Hidden Markov Models (HMM): Theoretical Background

Hidden Markov Models (HMM) were the mainstay of generative models a couple of years ago. Even though more sophisticated Deep Learning generative models have emerged, we cannot rule out the effectiveness of the humble HMM. After all, one of the most widely known principle (Occam’s Razor** states that if you have a number of competing hypothesis, the simplest one is the best one. The purpose of this blog post is to explore the mathematical basis on which HMMs are built.

Hidden Markov Models are characterized by two types of states, Hidden States and Observable States.
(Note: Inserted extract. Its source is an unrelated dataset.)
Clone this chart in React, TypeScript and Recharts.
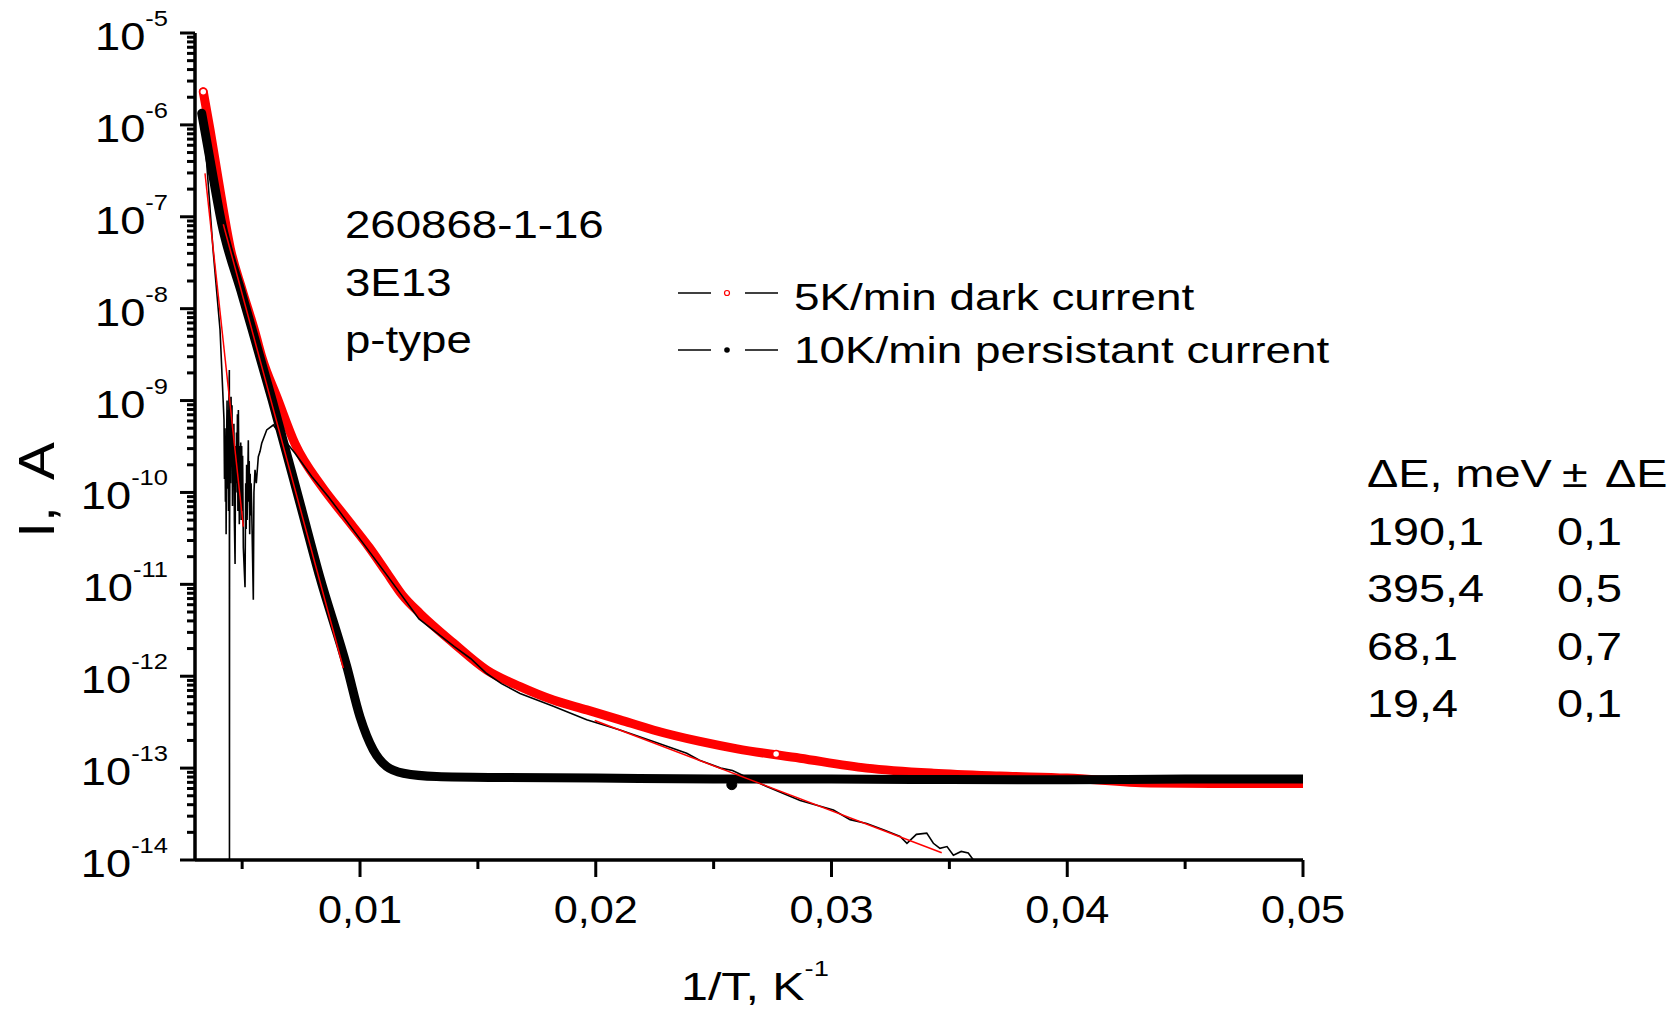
import React from "react";
import { ComposedChart, Line, XAxis, YAxis } from "recharts";

const FONT = '"Liberation Sans", Arial, Helvetica, sans-serif';
const W = 1679;
const H = 1017;

// 5K/min dark current (red open circles), I [A] vs 1/T [K^-1]
const darkT = [
  0.00335, 0.00364, 0.00399, 0.0045, 0.005, 0.00555, 0.00583, 0.0065, 0.00724,
  0.00838, 0.00936, 0.0104, 0.0111, 0.0118, 0.01255, 0.01396, 0.01537, 0.01679,
  0.0182, 0.01962, 0.02103, 0.02244, 0.02442, 0.026, 0.02867, 0.03149, 0.03432,
  0.03715, 0.03998, 0.04351, 0.04704, 0.05,
];
const darkI = [
  2.3e-6, 8.8e-7, 2.5e-7, 4.5e-8, 1.6e-8, 5.5e-9, 3.0e-9, 1.05e-9, 3.4e-10,
  1.16e-10, 5.5e-11, 2.5e-11, 1.38e-11, 7.6e-12, 4.8e-12, 2.3e-12, 1.17e-12,
  7.7e-13, 5.5e-13, 4.3e-13, 3.35e-13, 2.6e-13, 1.95e-13, 1.62e-13, 1.28e-13,
  1.0e-13, 8.8e-14, 8.2e-14, 7.8e-14, 6.9e-14, 6.8e-14, 6.8e-14,
];
// a few single hollow markers that stand out of the red band
const darkMarkT = [0.00335, 0.02765];
const darkMarkI = [2.3e-6, 1.42e-13];

// 10K/min persistant current (black dots)
const persistT = [
  0.003285, 0.00364, 0.00413, 0.005, 0.00627, 0.0075, 0.0083, 0.00944, 0.01,
  0.01056, 0.01113, 0.01184, 0.01325, 0.016, 0.02, 0.025, 0.03, 0.035, 0.04,
  0.045, 0.05,
];
const persistI = [
  1.34e-6, 4.15e-7, 8.5e-8, 1.41e-8, 1.02e-9, 6.9e-11, 1.19e-11, 1.27e-12,
  3.6e-13, 1.58e-13, 1.04e-13, 8.8e-14, 8.1e-14, 7.9e-14, 7.8e-14, 7.6e-14,
  7.6e-14, 7.5e-14, 7.45e-14, 7.6e-14, 7.6e-14,
];
const persistMarkT = [0.02577];
const persistMarkI = [6.6e-14];

// thin black trace (unlabelled measurement)
const traceT = [
  0.003285, 0.003497, 0.003765, 0.004062, 0.00423, 0.00425, 0.00427, 0.00429,
  0.00431, 0.00432, 0.00434, 0.00436, 0.00438, 0.0044, 0.00442, 0.00444,
  0.004457, 0.004462, 0.004466, 0.00449, 0.00451, 0.00453, 0.00455, 0.00457,
  0.00459, 0.00461, 0.00463, 0.00465, 0.00467, 0.0047, 0.00472, 0.00474,
  0.00476, 0.00478, 0.0048, 0.00482, 0.00484, 0.00486, 0.00488, 0.0049,
  0.00492, 0.00494, 0.00496, 0.00498, 0.005, 0.00502, 0.00505, 0.005122,
  0.00515, 0.00517, 0.00519, 0.00521, 0.005262, 0.00528, 0.0053, 0.00532,
  0.00534, 0.00536, 0.00538, 0.005406, 0.005474, 0.0055, 0.005546, 0.0056,
  0.005686, 0.00576, 0.00583, 0.006042, 0.006322, 0.006679, 0.007243,
  0.007951, 0.008656, 0.0094, 0.0111, 0.0125, 0.014, 0.0147, 0.01537, 0.016,
  0.016787, 0.0182, 0.019616, 0.021029, 0.022441, 0.023858, 0.0244, 0.0253,
  0.0258, 0.02725, 0.02867, 0.03008, 0.03079, 0.03149, 0.0322, 0.03291,
  0.0332, 0.0336, 0.03404, 0.03432, 0.0346, 0.0349, 0.03517, 0.0355, 0.0358,
  0.03602,
];
const traceI = [
  1.34e-6, 3.8e-7, 4.4e-8, 5.9e-9, 6.2e-10, 1.4e-10, 5.0e-10, 7.9e-11, 2.8e-10,
  3.5e-11, 4.0e-10, 1.0e-9, 1.1e-10, 7.9e-10, 6.3e-11, 1.26e-9, 2.15e-9,
  1.0e-14, 3.2e-11, 6.3e-10, 1.26e-10, 1.1e-9, 2.5e-10, 8.9e-10, 7.1e-11,
  5.0e-10, 1.26e-10, 5.6e-10, 5.0e-11, 1.66e-11, 3.2e-10, 1.0e-10, 4.5e-10,
  1.26e-10, 7.1e-10, 6.3e-11, 7.9e-10, 2.0e-10, 4.5e-11, 3.2e-10, 7.9e-11,
  3.5e-10, 5.0e-11, 3.2e-10, 6.3e-11, 2.5e-10, 2.5e-11, 9.3e-12, 1.26e-10,
  4.0e-11, 2.0e-10, 5.0e-11, 3.7e-10, 7.9e-11, 2.2e-10, 3.5e-11, 1.6e-10,
  5.6e-11, 1.26e-10, 6.5e-11, 6.8e-12, 1.0e-10, 1.76e-10, 1.26e-10, 2.45e-10,
  2.8e-10, 3.43e-10, 4.79e-10, 5.42e-10, 4.05e-10, 2.67e-10, 1.49e-10,
  9.0e-11, 5.0e-11, 1.3e-11, 4.2e-12, 2.1e-12, 1.55e-12, 1.07e-12, 8.3e-13,
  6.5e-13, 4.7e-13, 3.35e-13, 2.6e-13, 1.95e-13, 1.45e-13, 1.22e-13, 1.0e-13,
  9.4e-14, 6.3e-14, 4.45e-14, 3.5e-14, 2.75e-14, 2.5e-14, 2.13e-14, 1.8e-14,
  1.52e-14, 1.9e-14, 1.96e-14, 1.52e-14, 1.34e-14, 1.4e-14, 1.13e-14, 1.24e-14,
  1.19e-14, 1.0e-14,
];

// Arrhenius fits (thin red lines), end points
const fit1T = [0.003425, 0.00505];
const fit1I = [2.97e-7, 4.25e-11];
const fit2T = [0.0042, 0.00929];
const fit2I = [8.3e-8, 1.23e-12];
const fit3T = [0.0071, 0.012];
const fit3I = [3.5e-10, 7.3e-12];
const fit4T = [0.019954, 0.034676];
const fit4I = [3.3e-13, 1.2e-14];

// fit table
const energies = ["190,1", "395,4", "68,1", "19,4"];
const errors = ["0,1", "0,5", "0,7", "0,1"];

// axes
const xTicks = [0.005, 0.01, 0.015, 0.02, 0.025, 0.03, 0.035, 0.04, 0.045, 0.05];
const xTickLabels: Record<string, string> = {
  "0.01": "0,01",
  "0.02": "0,02",
  "0.03": "0,03",
  "0.04": "0,04",
  "0.05": "0,05",
};
const yDecades = [-14, -13, -12, -11, -10, -9, -8, -7, -6, -5];
const yMinor = [2, 3, 4, 5, 6, 7, 8, 9];

const yTicks: number[] = [];
yDecades.forEach((e) => {
  yTicks.push(Number(`1e${e}`));
  if (e < -5) yMinor.forEach((m) => yTicks.push(Number(`${m}e${e}`)));
});

const pts = (xs: number[], ys: number[]) => xs.map((x, i) => ({ x, i: ys[i] }));

function YTick(props: any) {
  const { x, y, payload } = props;
  const e = Math.log10(payload.value);
  const major = Math.abs(e - Math.round(e)) < 1e-6;
  return (
    <g>
      <line x1={x - (major ? 15 : 8)} x2={x} y1={y} y2={y} stroke="#000" strokeWidth={3} />
      {major && (
        <text
          transform={`translate(${x - 27},${y + 17}) scale(1.16,1)`}
          textAnchor="end"
          fontFamily={FONT}
          fill="#000"
        >
          <tspan fontSize={39}>10</tspan>
          <tspan fontSize={22} dy={-24}>
            {String(Math.round(e))}
          </tspan>
        </text>
      )}
    </g>
  );
}

function XTick(props: any) {
  const { x, y, payload } = props;
  const label = xTickLabels[String(payload.value)];
  return (
    <g>
      <line x1={x} x2={x} y1={y} y2={y + (label ? 17 : 9)} stroke="#000" strokeWidth={3} />
      {label && (
        <text
          transform={`translate(${x},${y + 63}) scale(1.11,1)`}
          textAnchor="middle"
          fontFamily={FONT}
          fontSize={39}
          fill="#000"
        >
          {label}
        </text>
      )}
    </g>
  );
}

function Txt({ x, y, size = 39, sx = 1.2, anchor = "start", children }: any) {
  return (
    <text
      transform={`translate(${x},${y}) scale(${sx},1)`}
      textAnchor={anchor}
      fontFamily={FONT}
      fontSize={size}
      fill="#000"
    >
      {children}
    </text>
  );
}

export default function App() {
  return (
    <div style={{ position: "absolute", left: 0, top: 0, width: W, height: H, background: "#fff" }}>
      <ComposedChart width={W} height={H} margin={{ top: 33, right: 376, bottom: 0, left: 0 }}>
        <XAxis
          type="number"
          dataKey="x"
          domain={[0.003, 0.05]}
          ticks={xTicks}
          interval={0}
          allowDataOverflow
          height={157}
          tickSize={0}
          tickMargin={0}
          tickLine={false}
          axisLine={{ stroke: "#000", strokeWidth: 3.5 }}
          tick={(p: any) => <XTick {...p} />}
        />
        <YAxis
          type="number"
          dataKey="i"
          scale="log"
          domain={[1e-14, 1e-5]}
          ticks={yTicks}
          interval={0}
          allowDataOverflow
          width={195}
          tickSize={0}
          tickMargin={0}
          tickLine={false}
          axisLine={{ stroke: "#000", strokeWidth: 3.5 }}
          tick={(p: any) => <YTick {...p} />}
        />
        <Line
          data={pts(darkT, darkI)}
          dataKey="i"
          type="monotone"
          stroke="#ff0000"
          strokeWidth={9}
          strokeLinecap="round"
          strokeLinejoin="round"
          dot={false}
          isAnimationActive={false}
        />
        <Line
          data={pts(darkMarkT, darkMarkI)}
          dataKey="i"
          stroke="none"
          dot={{ r: 3.5, fill: "#fff", stroke: "#ff0000", strokeWidth: 1.5 }}
          isAnimationActive={false}
        />
        <Line
          data={pts(persistT, persistI)}
          dataKey="i"
          type="monotone"
          stroke="#000"
          strokeWidth={9}
          strokeLinecap="round"
          strokeLinejoin="round"
          dot={false}
          isAnimationActive={false}
        />
        <Line
          data={pts(persistMarkT, persistMarkI)}
          dataKey="i"
          stroke="none"
          dot={{ r: 5, fill: "#000", stroke: "#000" }}
          isAnimationActive={false}
        />
        <Line
          data={pts(traceT, traceI)}
          dataKey="i"
          type="linear"
          stroke="#000"
          strokeWidth={1.6}
          dot={false}
          isAnimationActive={false}
        />
        {[
          [fit1T, fit1I],
          [fit2T, fit2I],
          [fit3T, fit3I],
          [fit4T, fit4I],
        ].map(([t, v], k) => (
          <Line
            key={k}
            data={pts(t, v)}
            dataKey="i"
            type="linear"
            stroke="#ff0000"
            strokeWidth={1.5}
            dot={false}
            isAnimationActive={false}
          />
        ))}
      </ComposedChart>

      <svg
        width={W}
        height={H}
        style={{ position: "absolute", left: 0, top: 0, pointerEvents: "none" }}
      >
        {/* axis titles */}
        <text
          transform="translate(54,490) rotate(-90) scale(1.35,1.2)"
          textAnchor="middle"
          fontFamily={FONT}
          fontSize={42}
          wordSpacing={10}
          fill="#000"
        >
          I, A
        </text>
        <text transform="translate(681,1000) scale(1.24,1)" fontFamily={FONT} fill="#000">
          <tspan fontSize={39}>1/T, K</tspan>
          <tspan fontSize={22} dy={-24}>
            -1
          </tspan>
        </text>

        {/* sample info */}
        <Txt x={345} y={238} sx={1.17}>260868-1-16</Txt>
        <Txt x={345} y={296} sx={1.17}>3E13</Txt>
        <Txt x={345} y={353} sx={1.17}>p-type</Txt>

        {/* legend */}
        <line x1={678} x2={711} y1={293} y2={293} stroke="#000" strokeWidth={1.5} />
        <circle cx={727} cy={293} r={2.5} fill="#fff" stroke="#ff0000" strokeWidth={1.2} />
        <line x1={745} x2={778} y1={293} y2={293} stroke="#000" strokeWidth={1.5} />
        <Txt x={794} y={310} size={37} sx={1.24}>5K/min dark current</Txt>
        <line x1={678} x2={711} y1={350} y2={350} stroke="#000" strokeWidth={1.5} />
        <circle cx={727} cy={350} r={2.8} fill="#000" />
        <line x1={745} x2={778} y1={350} y2={350} stroke="#000" strokeWidth={1.5} />
        <Txt x={794} y={363} size={37} sx={1.24}>10K/min persistant current</Txt>

        {/* fit table */}
        <Txt x={1367} y={487}>ΔE, meV</Txt>
        <Txt x={1562} y={487}>±</Txt>
        <Txt x={1605} y={487}>ΔE</Txt>
        {energies.map((e, k) => (
          <Txt key={e} x={1367} y={545 + k * 57.3}>
            {e}
          </Txt>
        ))}
        {errors.map((e, k) => (
          <Txt key={k} x={1557} y={545 + k * 57.3}>
            {e}
          </Txt>
        ))}
      </svg>
    </div>
  );
}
Any HMM can be represented by three parameters:

Transition Probability:

The probability of the model to transition from one hidden state to the other given the current state.

Emission Probability:

The probability of the model to emit an observable state given the current hidden state.

Initial Probability:

The probability of the model being in a specific hidden state when it starts off.

Graphically, HMM are represented using a Trellis Diagram:


There are four algorithms fundamental to HMM: Forward algorithm, Backward algorithm, Forward-Backward algorithm and Viterbi Algorithm.

Forward Algorithm: Goal - To calculate \(P(Z_{k},X_{1:k})\)

Using marginalization,

\[\sum_{Z_{k-1}}^{n}P(Z_{k},Z_{k-1},X_{1:k})\] \[\sum_{Z_{k-1}}^{n}P(X_{k},X_{1:k-1},Z_{k},Z_{k-1})\] \[\sum_{Z_{k-1}}^{n}P(X_{k}|X_{1:k-1},Z_{k},Z_{k-1})P(Z_{k}|Z_{k-1},X_{1:k-1})P(Z_{k-1},X_{1:k-1})\]

Since \(X_{k}\), \(X_{1:k-1}\) and \(Z_{k-1}\) are independent,

\[\sum_{Z_{k-1}}^{n}P(X_{k}|Z_{k})P(Z_{k}|Z_{k-1})P(Z_{k-1},X_{1:k-1})\] \[\alpha_{k} = \sum_{Z_{k-1}=1}^{n}(Emission Probability)(Transition Probability)\alpha_{k-1}\]

Backward Algorithm: Goal - To calculate \(P(X_{k+1:n}\|Z_{k})\)

Using marginalization,

\[\sum_{Z_{k+1}=1}^{n}P(X_{k+1}, X_{k+2:n}, Z_{k+1}| Z_{k})\] \[\sum_{Z_{k+1}=1}^{n}P(X_{k+1}| X_{k+2:n}, Z_{k+1}, Z_{k})P(X_{k+2:n}| Z_{k+1}, Z_{k})P(Z_{k+1}| Z_{k})\] \[\sum_{Z_{k+1}=1}^{n}P(X_{k+1}| Z_{k+1})P(X_{k+2:n}| Z_{k+1})P(Z_{k+1}| Z_{k})\] \[\beta _{k} = \sum_{Z_{k+1}=1}^{n}(Emission Probability)\beta_{k+1}(Transition Probability)\]

Forward-Backward (Baum Welch) Algorithm: Goal - To calculate \(P(Z_{k}\|X)\) where \(X = (X_{1}, X_{2},.. X_{n})\) and \(P(Z_{k}|X)\propto P(Z_{k},X) = P(X_{k+1:n}|Z_{k},X_{1:k})P(Z_{k},X_{1:k})\)

Here, \(X_{k+1:n}\) is independent of \(X_{1:k}\) given \(Z_{k}\)

\[P(Z_{k},X) = P(X_{k+1:n}|Z_{k})P(Z_{k},X_{1:k})\] \[P(Z_{k},X) = (Backward Algorithm)(Forward Algorithm)\]